If Pavlik defeats Martinez at Boardwalk Hall in Atlantic City-no easy task, unless you buy into Goossen's spin that Martinez is damaged goods-Pavlik-Williams, the fight that's been on the precipice of happening on multiple occasions, becomes the fight in the middleweight division.
Certainly, Pavlik does have other options. He could move up to super middleweight to take on Lucian Bute (who, not coincidentally, is featured in the other half of HBO's split-site doubleheader) or he could defend the middleweight title against a respected opponent like Felix Sturm.
But Williams is the dream fight for fans if Pavlik gets past Martinez. And, in part because Team Williams has accused Pavlik of cowardice, it's the dream fight for the champ.
"I would love to fight him, believe me," Pavlik said. "There's one way of shutting mouths up, and that's by putting fists down them."

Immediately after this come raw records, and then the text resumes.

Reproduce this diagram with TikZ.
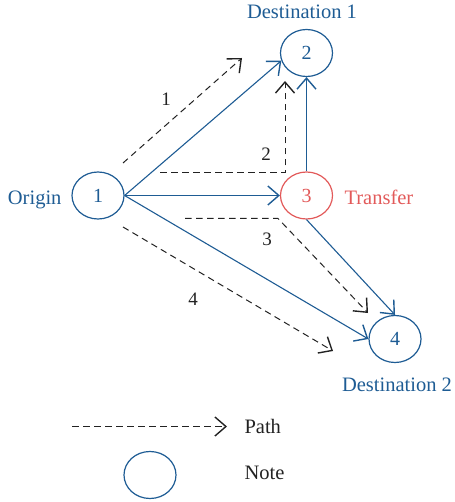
\documentclass[tikz,border=0pt]{standalone}
\usepackage{fontspec}
\setmainfont{Liberation Serif}
\usetikzlibrary{arrows.meta,shapes.geometric}
\definecolor{netblue}{RGB}{30,92,148}
\definecolor{netred}{RGB}{226,90,90}
\definecolor{pathgray}{RGB}{34,34,34}
\tikzset{
  station/.style={ellipse,draw=netblue,line width=1.2pt,minimum width=52pt,minimum height=47pt,inner sep=0pt,text=netblue,font=\fontsize{20}{24}\selectfont},
  link/.style={draw=netblue,line width=1.1pt,-{Straight Barb[length=11pt,width=19pt,line width=1.4pt]}},
  route/.style={draw=pathgray,line width=1pt,dash pattern=on 6.5pt off 4.5pt,-{Straight Barb[length=11pt,width=19pt,line width=1.4pt]}},
  tag/.style={font=\fontsize{20.5}{24}\selectfont},
  num/.style={font=\fontsize{19}{22}\selectfont,text=pathgray}
}
\begin{document}
\begin{tikzpicture}[x=1pt,y=-1pt]
\useasboundingbox (0,0) rectangle (454,502);

% stations
\node[station] (n1) at (98,195.5) {1};
\node[station] (n2) at (306.5,53) {2};
\node[station,draw=netred,text=netred] (n3) at (306.5,195.5) {3};
\node[station] (n4) at (395,339) {4};

% station labels
\node[tag,text=netblue,anchor=base] (d1) at (302,19) {Destination 1};
\node[tag,text=netblue,anchor=base east] (org) at (65,205) {Origin};
\node[tag,text=netred,anchor=base west] (tr) at (341,205) {Transfer};
\node[tag,text=netblue,anchor=base] (d2) at (397,391) {Destination 2};

% network links
\draw[link] (n1.east) -- (n2.197);
\draw[link] (n1.east) -- (n3.west);
\draw[link] (n3.north) -- (n2.south);
\draw[link] (n1.east) -- (n4.west);
\draw[link] (n3.south) -- (n4.north);

% candidate paths
\coordinate (p1s) at (123,163);
\coordinate (p1e) at (242,58);
\coordinate (p2s) at (160,172.5);
\coordinate (p2c) at (285,172.5);
\coordinate (p2e) at (285,81);
\coordinate (p3s) at (185,218.5);
\coordinate (p3c) at (278,218.5);
\coordinate (p3e) at (368,313);
\coordinate (p4s) at (123,227);
\coordinate (p4e) at (333,351);
\draw[route] (p1s) -- (p1e);
\draw[route] (p2s) -- (p2c) -- (p2e);
\draw[route] (p3s) -- (p3c) -- (p3e);
\draw[route] (p4s) -- (p4e);
\node[num] (l1) at (166,99) {1};
\node[num] (l2) at (266,154) {2};
\node[num] (l3) at (267,239) {3};
\node[num] (l4) at (193,299) {4};

% legend
\coordinate (ls) at (72,426.5);
\coordinate (le) at (227,426.5);
\draw[route] (ls) -- (le);
\node[tag,text=pathgray,anchor=base west] (lp) at (241,433) {Path};
\node[station,text=pathgray] (ln) at (150,475) {};
\node[tag,text=pathgray,anchor=base west] (lnote) at (241,479) {Note};
\end{tikzpicture}
\end{document}
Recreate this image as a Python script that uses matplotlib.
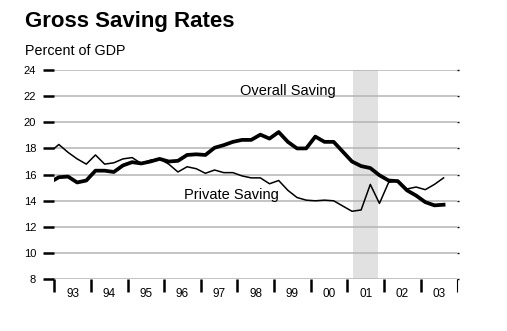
import numpy as np
import matplotlib
matplotlib.use('Agg')
import matplotlib.pyplot as plt

plt.rcParams['font.family'] = ['Liberation Sans', 'DejaVu Sans']

# quarterly data, 1992Q4 .. 2003Q3, plotted at mid-quarter
quarters = np.arange(1992.875, 2003.7, 0.25)
overall = [15.4, 15.8, 15.85, 15.4, 15.55, 16.3, 16.3, 16.2, 16.7, 16.95, 16.85,
           17.0, 17.2, 17.0, 17.05, 17.5, 17.55, 17.5, 18.05, 18.25, 18.5, 18.65,
           18.65, 19.05, 18.75, 19.25, 18.5, 18.0, 18.0, 18.9, 18.5, 18.5, 17.75,
           17.0, 16.65, 16.5, 15.95, 15.55, 15.5, 14.8, 14.4, 13.9, 13.65, 13.7]
private = [17.7, 18.3, 17.7, 17.2, 16.8, 17.5, 16.8, 16.9, 17.2, 17.3, 16.85,
           17.1, 17.2, 16.8, 16.2, 16.6, 16.45, 16.1, 16.35, 16.15, 16.15, 15.9,
           15.75, 15.75, 15.3, 15.55, 14.8, 14.25, 14.05, 14.0, 14.05, 14.0, 13.6,
           13.2, 13.3, 15.25, 13.8, 15.4, 15.55, 14.9, 15.05, 14.85, 15.25, 15.75]

years = list(range(1993, 2005))
year_labels = ['93', '94', '95', '96', '97', '98', '99', '00', '01', '02', '03']
recession = (2001.15, 2001.83)

fig = plt.figure(figsize=(5.07, 3.31), dpi=100)
ax = fig.add_axes([0.107, 0.156, 0.795, 0.633])

# recession shading
ax.axvspan(recession[0], recession[1], color='#e1e1e1', lw=0, zorder=0)

# grid
for v in range(8, 25, 2):
    ax.axhline(v, color='#b4b4b4', lw=1.1, zorder=1)

ax.plot(quarters, overall, color='black', lw=2.7, zorder=3)
ax.plot(quarters, private, color='black', lw=1.1, zorder=3)

ax.text(1998.07, 22.08, 'Overall Saving', fontsize=10.5, va='baseline', ha='left')
ax.text(1996.54, 14.15, 'Private Saving', fontsize=10.5, va='baseline', ha='left')

ax.set_xlim(1993, 2004)
ax.set_ylim(8, 24)

for s in ax.spines.values():
    s.set_visible(False)

# y axis ticks
ax.set_yticks(range(8, 25, 2))
ax.tick_params(axis='y', direction='out', length=8, width=1.8, color='black',
               labelsize=8, pad=5, right=True)
for t in ax.yaxis.get_major_ticks():
    t.tick2line.set_markersize(1.5)
    t.tick2line.set_markeredgewidth(1)

# x axis: year boundaries as ticks, labels centred in each year
ax.set_xticks(years)
ax.set_xticklabels([])
ax.set_xticks([y + 0.5 for y in years[:-1]], minor=True)
ax.set_xticklabels(year_labels, minor=True)
ax.tick_params(axis='x', which='major', direction='out', length=9.5, width=1.8,
               color='black')
ax.tick_params(axis='x', which='minor', length=0, labelsize=8.5, pad=6)
ax.xaxis.get_major_ticks()[-1].tick1line.set_markeredgewidth(0.8)

fig.text(0.049, 0.918, 'Gross Saving Rates', fontsize=16, fontweight='bold',
         va='baseline')
fig.text(0.049, 0.834, 'Percent of GDP', fontsize=10.3, va='baseline')

fig.savefig('out.png', dpi=100)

Doing so in a forceful manner against Williams would certainly quiet The Punisher. But first, Pavlik has Martinez' to deal with. If he can do that, most of the critics should be silenced, and the gap between the partial truth and the whole truth regarding Pavlik's title reign would all but disappear.
I lost one fight, and I had some time off where I wasn't fighting because of injuries, and all of a sudden they said I couldn't compete with top fighters. All of a sudden they said if I fought anybody with foot movement and decent hand speed I'm in trouble.